:: DATA ENTRIES ::
• • • •

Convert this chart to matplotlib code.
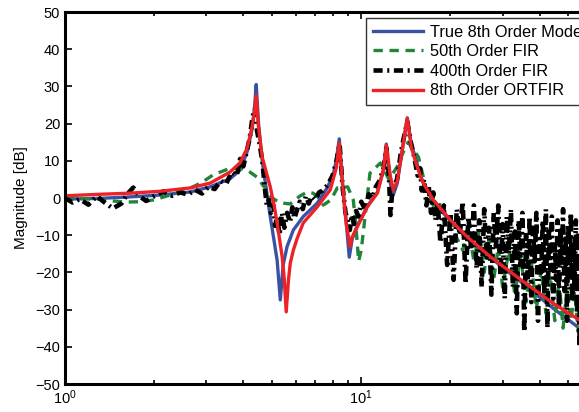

• • • •

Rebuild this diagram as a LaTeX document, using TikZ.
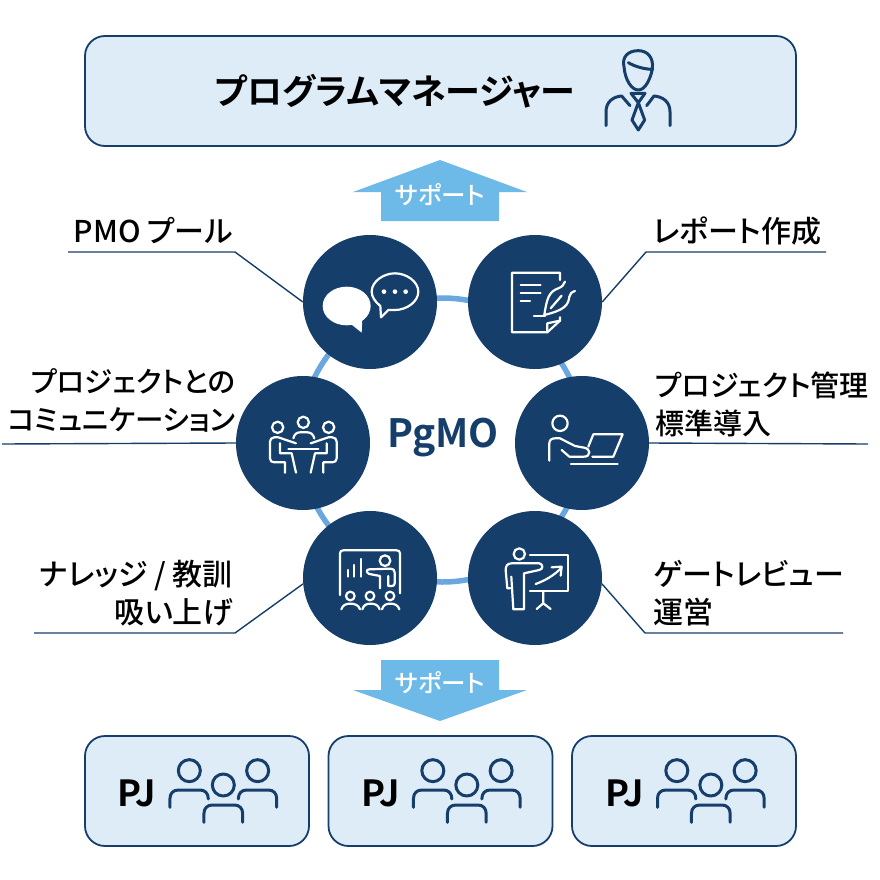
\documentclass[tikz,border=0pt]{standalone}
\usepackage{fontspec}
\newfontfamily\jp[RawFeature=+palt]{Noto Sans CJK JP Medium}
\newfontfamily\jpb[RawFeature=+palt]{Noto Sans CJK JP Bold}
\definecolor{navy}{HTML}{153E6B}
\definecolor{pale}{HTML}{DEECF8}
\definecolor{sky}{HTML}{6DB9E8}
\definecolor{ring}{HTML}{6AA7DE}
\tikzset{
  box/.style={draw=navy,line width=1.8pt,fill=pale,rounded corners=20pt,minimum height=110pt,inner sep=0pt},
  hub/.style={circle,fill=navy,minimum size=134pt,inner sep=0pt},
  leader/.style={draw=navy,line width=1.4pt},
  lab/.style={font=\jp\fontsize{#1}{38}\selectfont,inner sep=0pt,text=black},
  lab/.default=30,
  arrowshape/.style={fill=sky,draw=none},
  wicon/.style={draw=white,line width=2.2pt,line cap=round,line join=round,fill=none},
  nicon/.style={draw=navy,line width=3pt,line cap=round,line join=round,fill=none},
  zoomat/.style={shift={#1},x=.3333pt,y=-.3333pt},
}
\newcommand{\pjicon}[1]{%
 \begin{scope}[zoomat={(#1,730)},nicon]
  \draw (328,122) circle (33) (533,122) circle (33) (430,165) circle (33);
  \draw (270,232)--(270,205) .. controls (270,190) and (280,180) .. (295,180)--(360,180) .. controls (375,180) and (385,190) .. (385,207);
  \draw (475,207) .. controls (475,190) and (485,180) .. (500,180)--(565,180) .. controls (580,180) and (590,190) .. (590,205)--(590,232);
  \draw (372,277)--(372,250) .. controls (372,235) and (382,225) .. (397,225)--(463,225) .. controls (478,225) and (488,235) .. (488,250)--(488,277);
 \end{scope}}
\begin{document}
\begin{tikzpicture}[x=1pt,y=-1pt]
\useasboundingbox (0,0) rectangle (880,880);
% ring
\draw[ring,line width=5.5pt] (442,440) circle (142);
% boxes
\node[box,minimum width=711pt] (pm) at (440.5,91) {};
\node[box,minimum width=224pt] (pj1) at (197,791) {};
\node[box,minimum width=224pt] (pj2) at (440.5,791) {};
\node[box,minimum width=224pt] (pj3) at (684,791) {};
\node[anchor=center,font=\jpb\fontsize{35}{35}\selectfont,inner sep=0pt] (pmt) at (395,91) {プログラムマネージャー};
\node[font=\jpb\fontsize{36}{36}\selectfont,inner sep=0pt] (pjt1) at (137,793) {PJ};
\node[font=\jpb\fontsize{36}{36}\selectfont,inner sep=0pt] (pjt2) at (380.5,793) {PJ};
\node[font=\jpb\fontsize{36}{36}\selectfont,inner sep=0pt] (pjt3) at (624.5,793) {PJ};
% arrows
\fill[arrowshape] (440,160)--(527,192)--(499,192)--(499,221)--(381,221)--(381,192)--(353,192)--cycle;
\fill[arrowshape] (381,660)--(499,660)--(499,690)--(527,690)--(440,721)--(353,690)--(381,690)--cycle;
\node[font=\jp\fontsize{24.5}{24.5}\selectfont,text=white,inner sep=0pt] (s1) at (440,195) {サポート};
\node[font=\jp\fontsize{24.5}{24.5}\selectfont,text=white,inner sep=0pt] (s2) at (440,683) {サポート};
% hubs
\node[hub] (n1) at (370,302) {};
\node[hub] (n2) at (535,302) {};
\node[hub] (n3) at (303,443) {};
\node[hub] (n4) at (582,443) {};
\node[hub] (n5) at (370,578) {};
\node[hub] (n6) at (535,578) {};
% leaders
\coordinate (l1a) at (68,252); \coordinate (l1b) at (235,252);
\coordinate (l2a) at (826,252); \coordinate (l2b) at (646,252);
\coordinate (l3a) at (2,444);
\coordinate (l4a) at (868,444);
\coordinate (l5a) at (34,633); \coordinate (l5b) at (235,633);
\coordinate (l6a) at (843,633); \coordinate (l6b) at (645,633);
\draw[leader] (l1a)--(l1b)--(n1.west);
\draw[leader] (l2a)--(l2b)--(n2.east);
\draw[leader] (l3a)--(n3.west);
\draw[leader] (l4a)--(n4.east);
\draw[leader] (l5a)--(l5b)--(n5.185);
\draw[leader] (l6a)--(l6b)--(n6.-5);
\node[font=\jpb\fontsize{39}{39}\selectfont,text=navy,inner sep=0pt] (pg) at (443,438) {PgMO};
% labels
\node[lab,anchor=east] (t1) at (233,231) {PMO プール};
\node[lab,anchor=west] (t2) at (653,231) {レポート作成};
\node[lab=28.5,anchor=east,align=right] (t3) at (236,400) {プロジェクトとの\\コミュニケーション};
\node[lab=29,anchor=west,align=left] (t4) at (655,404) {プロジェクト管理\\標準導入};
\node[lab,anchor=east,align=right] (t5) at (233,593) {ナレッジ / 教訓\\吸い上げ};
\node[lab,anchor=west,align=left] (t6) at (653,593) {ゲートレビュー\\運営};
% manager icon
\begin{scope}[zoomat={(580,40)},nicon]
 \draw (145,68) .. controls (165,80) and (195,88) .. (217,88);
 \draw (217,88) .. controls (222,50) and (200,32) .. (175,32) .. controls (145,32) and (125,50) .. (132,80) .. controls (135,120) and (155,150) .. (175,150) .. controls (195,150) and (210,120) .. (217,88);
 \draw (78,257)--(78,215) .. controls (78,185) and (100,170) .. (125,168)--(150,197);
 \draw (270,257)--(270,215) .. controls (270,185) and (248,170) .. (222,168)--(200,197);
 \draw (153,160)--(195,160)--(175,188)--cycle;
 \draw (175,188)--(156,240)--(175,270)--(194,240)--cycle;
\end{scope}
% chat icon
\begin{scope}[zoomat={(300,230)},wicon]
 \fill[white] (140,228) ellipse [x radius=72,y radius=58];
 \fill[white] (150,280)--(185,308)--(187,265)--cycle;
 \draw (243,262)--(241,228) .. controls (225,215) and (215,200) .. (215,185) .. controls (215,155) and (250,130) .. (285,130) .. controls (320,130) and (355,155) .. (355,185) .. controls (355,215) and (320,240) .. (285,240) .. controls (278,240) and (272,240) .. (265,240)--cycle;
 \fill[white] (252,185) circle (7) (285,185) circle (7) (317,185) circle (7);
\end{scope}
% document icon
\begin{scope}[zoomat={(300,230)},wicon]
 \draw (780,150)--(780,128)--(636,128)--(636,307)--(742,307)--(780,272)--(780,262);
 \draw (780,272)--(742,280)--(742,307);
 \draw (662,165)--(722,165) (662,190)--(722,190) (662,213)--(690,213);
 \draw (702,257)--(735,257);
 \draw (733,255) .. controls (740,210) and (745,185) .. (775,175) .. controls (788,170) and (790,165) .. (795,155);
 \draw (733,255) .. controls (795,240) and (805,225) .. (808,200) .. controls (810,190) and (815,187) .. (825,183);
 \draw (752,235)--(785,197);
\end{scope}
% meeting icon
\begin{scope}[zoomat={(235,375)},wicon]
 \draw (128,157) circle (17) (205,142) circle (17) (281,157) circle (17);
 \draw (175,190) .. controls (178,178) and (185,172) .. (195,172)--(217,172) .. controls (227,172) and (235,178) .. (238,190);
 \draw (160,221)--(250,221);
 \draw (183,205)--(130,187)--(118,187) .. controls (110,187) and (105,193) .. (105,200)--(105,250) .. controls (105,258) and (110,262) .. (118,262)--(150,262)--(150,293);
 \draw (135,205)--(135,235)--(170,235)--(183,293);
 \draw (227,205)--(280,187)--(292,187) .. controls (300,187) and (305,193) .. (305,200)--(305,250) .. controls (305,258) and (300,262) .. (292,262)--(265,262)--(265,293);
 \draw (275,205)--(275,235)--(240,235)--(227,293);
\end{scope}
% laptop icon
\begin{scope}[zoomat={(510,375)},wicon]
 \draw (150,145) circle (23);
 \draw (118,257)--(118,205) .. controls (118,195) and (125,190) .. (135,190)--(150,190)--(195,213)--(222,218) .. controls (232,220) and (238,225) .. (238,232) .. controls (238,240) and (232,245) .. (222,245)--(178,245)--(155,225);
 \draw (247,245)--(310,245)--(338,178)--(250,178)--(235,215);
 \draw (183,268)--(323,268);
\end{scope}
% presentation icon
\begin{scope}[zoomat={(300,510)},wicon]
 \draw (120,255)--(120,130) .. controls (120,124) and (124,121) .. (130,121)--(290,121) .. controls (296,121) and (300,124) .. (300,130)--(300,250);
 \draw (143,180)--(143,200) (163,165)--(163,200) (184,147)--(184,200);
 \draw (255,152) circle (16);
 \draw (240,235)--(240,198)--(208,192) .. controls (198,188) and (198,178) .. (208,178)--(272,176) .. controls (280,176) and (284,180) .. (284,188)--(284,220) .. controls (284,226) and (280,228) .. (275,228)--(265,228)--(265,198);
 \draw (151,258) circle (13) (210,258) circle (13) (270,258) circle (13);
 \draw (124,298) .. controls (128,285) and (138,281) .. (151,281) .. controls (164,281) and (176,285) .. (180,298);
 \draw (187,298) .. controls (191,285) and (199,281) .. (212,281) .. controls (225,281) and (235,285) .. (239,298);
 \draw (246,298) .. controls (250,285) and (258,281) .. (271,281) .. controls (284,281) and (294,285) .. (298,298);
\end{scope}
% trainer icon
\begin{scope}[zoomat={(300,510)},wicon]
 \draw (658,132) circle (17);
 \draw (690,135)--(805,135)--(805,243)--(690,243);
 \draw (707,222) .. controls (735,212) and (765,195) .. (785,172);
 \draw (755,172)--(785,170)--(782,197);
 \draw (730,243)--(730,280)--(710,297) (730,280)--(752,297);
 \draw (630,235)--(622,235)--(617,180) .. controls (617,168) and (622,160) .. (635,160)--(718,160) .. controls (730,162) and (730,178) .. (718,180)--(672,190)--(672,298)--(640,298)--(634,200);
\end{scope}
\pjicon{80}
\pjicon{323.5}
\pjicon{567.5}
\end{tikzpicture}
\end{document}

• • • •

:: STATED EXERCISE ::
Identify the lines above that contain the word "this", then copy them.

:: COMPLETED TASK ::
Convert this chart to matplotlib code.
Rebuild this diagram as a LaTeX document, using TikZ.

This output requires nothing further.